On Saturday, August 18th, Christianne’s Lyceum in Vancouver, celebrated its 5th birthday with bubbly, scrumptious eats and a line-up of local authors reading from their work. I was excited to be one of those writers and read a short piece from a work in progress. Other readers included Irene Watts, Gayle Friessen, Sarah Ellis, and many more. As the first reader, (racing to catch a water taxi to Bowen), I had the opportunity to thank Christianne for her huge contribution to the children and young adults in the Vancouver Literary scene – she’s done so much over the past five years to bring books and art to young people.

Throughout the year, the Lyceum offers bookclubs (often with an author visit), workshops and much more. Because Christianne wants everyone to have the chance to participate, she often holds fundraisers so that she can offer scholarships when necessary.
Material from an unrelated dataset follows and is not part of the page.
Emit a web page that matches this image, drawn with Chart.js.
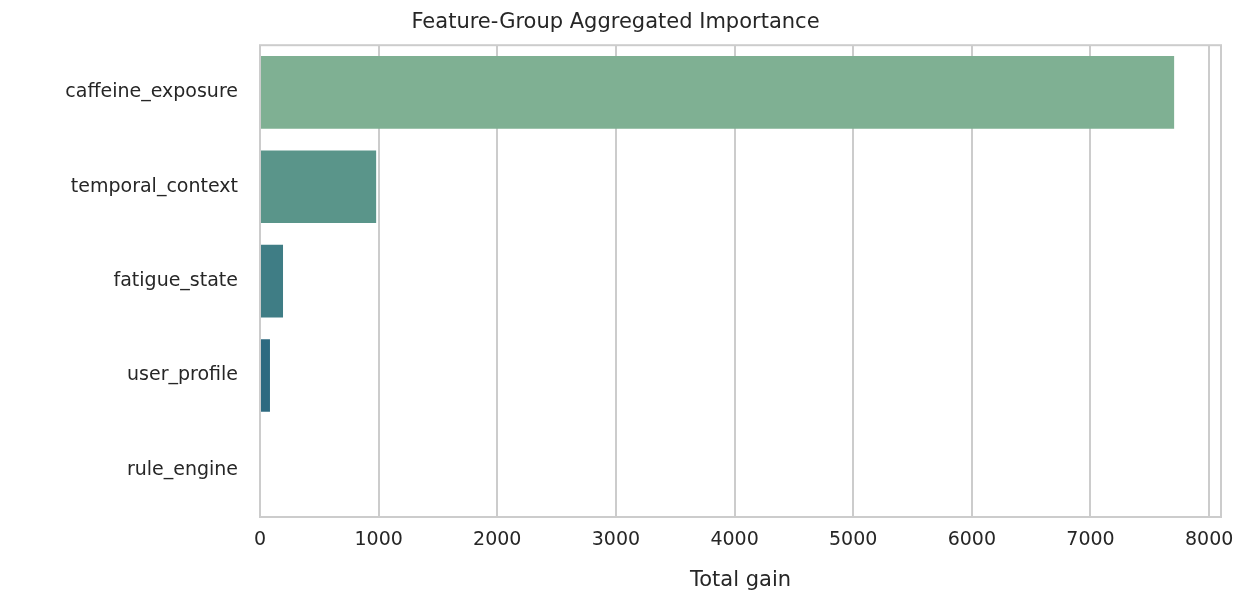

For authors interested in reading their work (and sometimes that’s the best way  polish a manuscript, there are open mic nights for both teen and adult writers on Friday nights. Check out her website for dates and times.

And if you love literature, art and kids, there are always volunteer opportunities.

Over the past five years, I have been lucky enough to have facilitated a few bookclub meetings and I’ve also taken part in other events at the Lyceum. I am so thankful both for the support I’ve received, but more importantly, I am grateful that there is someone who is giving kids who love art, reading and writing a supportive, interesting and encouraging place to be creative. I’m sure that if I had had that as a kid, I would have started my writing career much earlier!